[Exercise] Take the lines of the data below from the very first through the line containing "anchor=base east] (in2)" and output them exactly, pictures excluded.

[Provided data]
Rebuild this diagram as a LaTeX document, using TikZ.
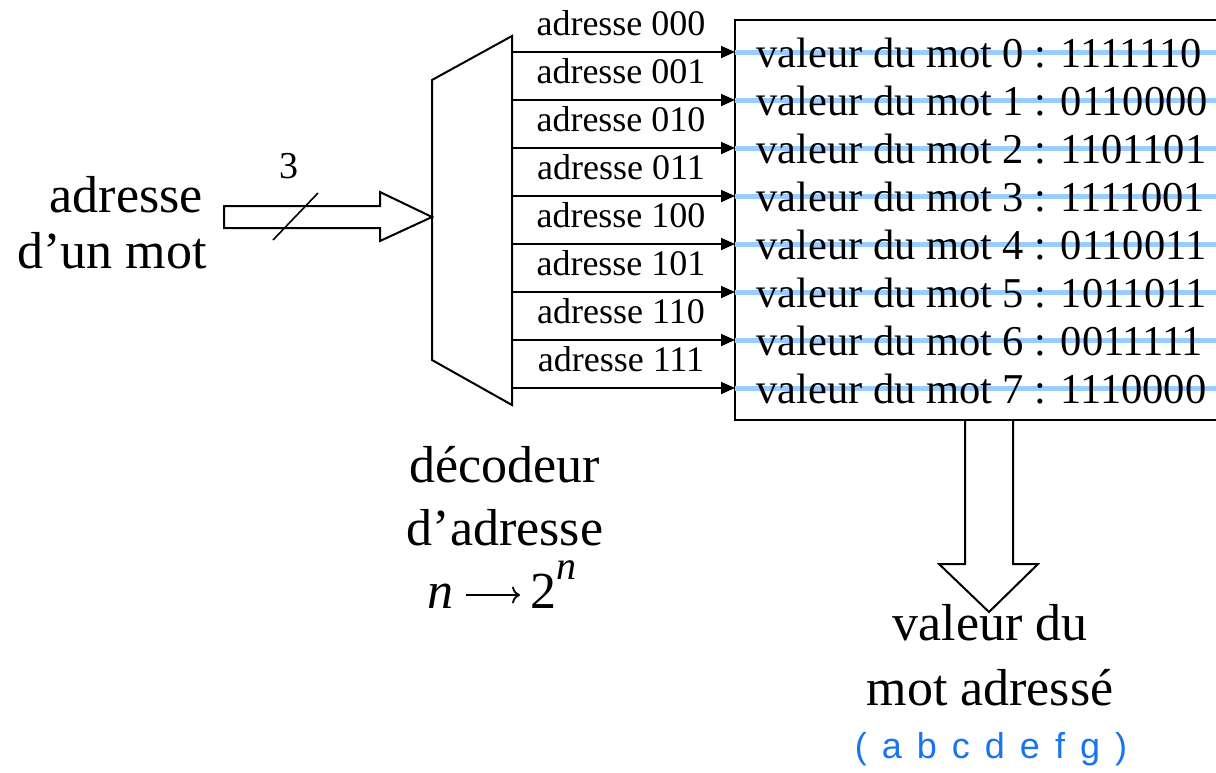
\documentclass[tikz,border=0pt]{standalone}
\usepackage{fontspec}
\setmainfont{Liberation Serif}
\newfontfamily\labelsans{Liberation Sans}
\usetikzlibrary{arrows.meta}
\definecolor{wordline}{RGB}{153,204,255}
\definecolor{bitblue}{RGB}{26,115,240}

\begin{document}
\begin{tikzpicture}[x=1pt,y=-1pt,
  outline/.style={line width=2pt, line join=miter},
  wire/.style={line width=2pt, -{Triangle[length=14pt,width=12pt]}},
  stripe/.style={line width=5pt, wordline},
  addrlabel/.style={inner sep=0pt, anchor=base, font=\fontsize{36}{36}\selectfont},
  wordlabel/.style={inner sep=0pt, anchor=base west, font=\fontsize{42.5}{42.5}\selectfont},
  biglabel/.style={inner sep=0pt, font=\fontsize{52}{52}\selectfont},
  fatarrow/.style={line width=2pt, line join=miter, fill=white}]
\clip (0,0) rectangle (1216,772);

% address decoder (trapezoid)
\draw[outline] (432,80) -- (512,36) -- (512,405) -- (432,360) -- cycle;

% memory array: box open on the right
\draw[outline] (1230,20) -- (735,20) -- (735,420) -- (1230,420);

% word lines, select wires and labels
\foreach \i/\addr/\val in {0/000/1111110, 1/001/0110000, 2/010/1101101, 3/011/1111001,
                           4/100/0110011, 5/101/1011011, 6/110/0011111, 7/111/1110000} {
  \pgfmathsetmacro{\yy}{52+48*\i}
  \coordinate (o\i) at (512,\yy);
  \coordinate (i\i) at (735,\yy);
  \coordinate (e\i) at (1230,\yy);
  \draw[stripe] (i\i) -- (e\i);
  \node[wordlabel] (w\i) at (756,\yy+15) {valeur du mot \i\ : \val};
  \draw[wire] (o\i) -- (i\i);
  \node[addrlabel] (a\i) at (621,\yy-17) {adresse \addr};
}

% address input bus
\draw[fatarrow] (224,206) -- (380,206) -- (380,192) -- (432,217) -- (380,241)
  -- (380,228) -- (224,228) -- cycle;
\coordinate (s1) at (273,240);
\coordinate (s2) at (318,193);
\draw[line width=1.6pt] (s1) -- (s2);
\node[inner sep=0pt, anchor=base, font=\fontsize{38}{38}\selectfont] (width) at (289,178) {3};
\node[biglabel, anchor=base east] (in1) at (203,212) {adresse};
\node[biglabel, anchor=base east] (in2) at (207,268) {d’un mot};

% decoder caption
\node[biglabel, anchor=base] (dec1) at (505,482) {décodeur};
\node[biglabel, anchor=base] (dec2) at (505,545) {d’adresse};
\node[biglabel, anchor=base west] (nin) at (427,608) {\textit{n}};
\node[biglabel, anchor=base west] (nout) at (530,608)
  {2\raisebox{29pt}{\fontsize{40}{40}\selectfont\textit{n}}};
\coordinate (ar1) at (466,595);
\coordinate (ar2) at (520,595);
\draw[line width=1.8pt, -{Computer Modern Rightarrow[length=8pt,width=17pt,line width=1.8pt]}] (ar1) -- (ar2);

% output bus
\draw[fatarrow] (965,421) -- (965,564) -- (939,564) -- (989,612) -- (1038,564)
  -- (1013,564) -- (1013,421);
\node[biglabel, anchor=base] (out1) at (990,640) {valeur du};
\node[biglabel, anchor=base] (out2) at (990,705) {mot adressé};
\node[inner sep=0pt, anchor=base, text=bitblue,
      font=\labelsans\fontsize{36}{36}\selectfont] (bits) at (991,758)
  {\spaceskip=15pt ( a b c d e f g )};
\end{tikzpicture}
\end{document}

[Response]
Rebuild this diagram as a LaTeX document, using TikZ.
\documentclass[tikz,border=0pt]{standalone}
\usepackage{fontspec}
\setmainfont{Liberation Serif}
\newfontfamily\labelsans{Liberation Sans}
\usetikzlibrary{arrows.meta}
\definecolor{wordline}{RGB}{153,204,255}
\definecolor{bitblue}{RGB}{26,115,240}

\begin{document}
\begin{tikzpicture}[x=1pt,y=-1pt,
  outline/.style={line width=2pt, line join=miter},
  wire/.style={line width=2pt, -{Triangle[length=14pt,width=12pt]}},
  stripe/.style={line width=5pt, wordline},
  addrlabel/.style={inner sep=0pt, anchor=base, font=\fontsize{36}{36}\selectfont},
  wordlabel/.style={inner sep=0pt, anchor=base west, font=\fontsize{42.5}{42.5}\selectfont},
  biglabel/.style={inner sep=0pt, font=\fontsize{52}{52}\selectfont},
  fatarrow/.style={line width=2pt, line join=miter, fill=white}]
\clip (0,0) rectangle (1216,772);

% address decoder (trapezoid)
\draw[outline] (432,80) -- (512,36) -- (512,405) -- (432,360) -- cycle;

% memory array: box open on the right
\draw[outline] (1230,20) -- (735,20) -- (735,420) -- (1230,420);

% word lines, select wires and labels
\foreach \i/\addr/\val in {0/000/1111110, 1/001/0110000, 2/010/1101101, 3/011/1111001,
                           4/100/0110011, 5/101/1011011, 6/110/0011111, 7/111/1110000} {
  \pgfmathsetmacro{\yy}{52+48*\i}
  \coordinate (o\i) at (512,\yy);
  \coordinate (i\i) at (735,\yy);
  \coordinate (e\i) at (1230,\yy);
  \draw[stripe] (i\i) -- (e\i);
  \node[wordlabel] (w\i) at (756,\yy+15) {valeur du mot \i\ : \val};
  \draw[wire] (o\i) -- (i\i);
  \node[addrlabel] (a\i) at (621,\yy-17) {adresse \addr};
}

% address input bus
\draw[fatarrow] (224,206) -- (380,206) -- (380,192) -- (432,217) -- (380,241)
  -- (380,228) -- (224,228) -- cycle;
\coordinate (s1) at (273,240);
\coordinate (s2) at (318,193);
\draw[line width=1.6pt] (s1) -- (s2);
\node[inner sep=0pt, anchor=base, font=\fontsize{38}{38}\selectfont] (width) at (289,178) {3};
\node[biglabel, anchor=base east] (in1) at (203,212) {adresse};
\node[biglabel, anchor=base east] (in2) at (207,268) {d’un mot};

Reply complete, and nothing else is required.